Discorriamo di questo mentre attraversiamo il centro storico e ci fermiamo al Belvedere di Piazza Marconi, cercando di capire come poter giungere in cima anche all'ultimo promontorio del nostro viaggio. Chiedendo ai passanti, riusciamo a trovare un sentiero che si avventura in direzione del faro. Da lassù la vista non sarà completa, ma in realtà molto poco ci è nascosto dalla vegetazione.






A destra, l'altro picco del Circeo, quello di Circe, e alle sue spalle il lungo mare di Sabaudia; di fronte a noi le isole pontine (Ponza, Palmarola, Ventotene), sulla sinistra sono visibili Ischia e il Vesuvio oltre la coltre di foschia. La svelta discesa è motivata dall'unico tuffo in mare del viaggio. 

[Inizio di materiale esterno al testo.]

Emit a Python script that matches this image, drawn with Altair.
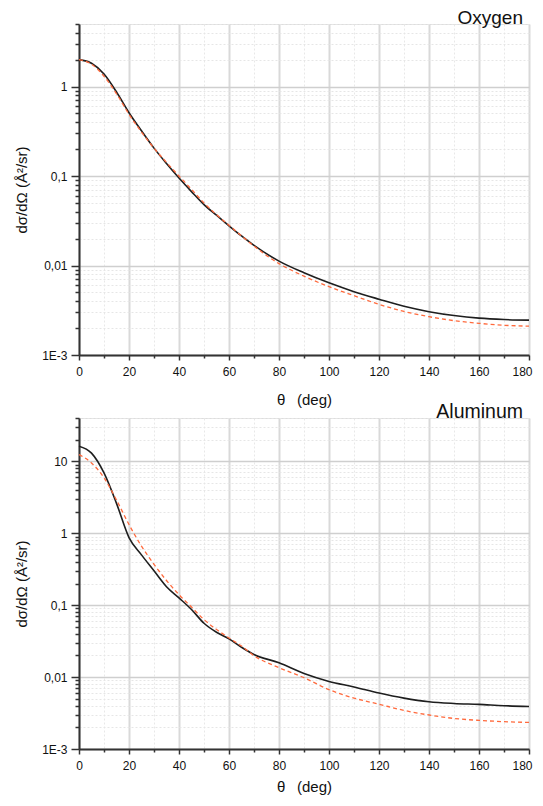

Poi, di corsa verso la fermata dell'autobus che ci riporta alla stazione di Priverno e da lì in treno fino a Roma. Giusto in tempo per goderci dal finestrino l'unico breve temporale del mese. Una volta giunti in città, ci perdiamo la notte a calcarne i vicoli più celebri: da Montecitorio a Piazza del popolo, da via Margutta al Pantheon e Piazza Navona, fino a Piazza di Spagna, i Fori Imperiali e il Colosseo.  

 

Al fresco di una notte di mezz'estate tutto è possibile, anche che le vie sgombre di gente siano invase da una brezza leggera che spira dal mare o forse dalle montagne, certamente giunta da qualche remoto paese disperso, ad augurarci un buon ritorno.

Dopo un centinaio di chilometri percorsi a piedi, è giunto il momento di salutarsi, o Roma. Arrivederci, unica, magica città eterna.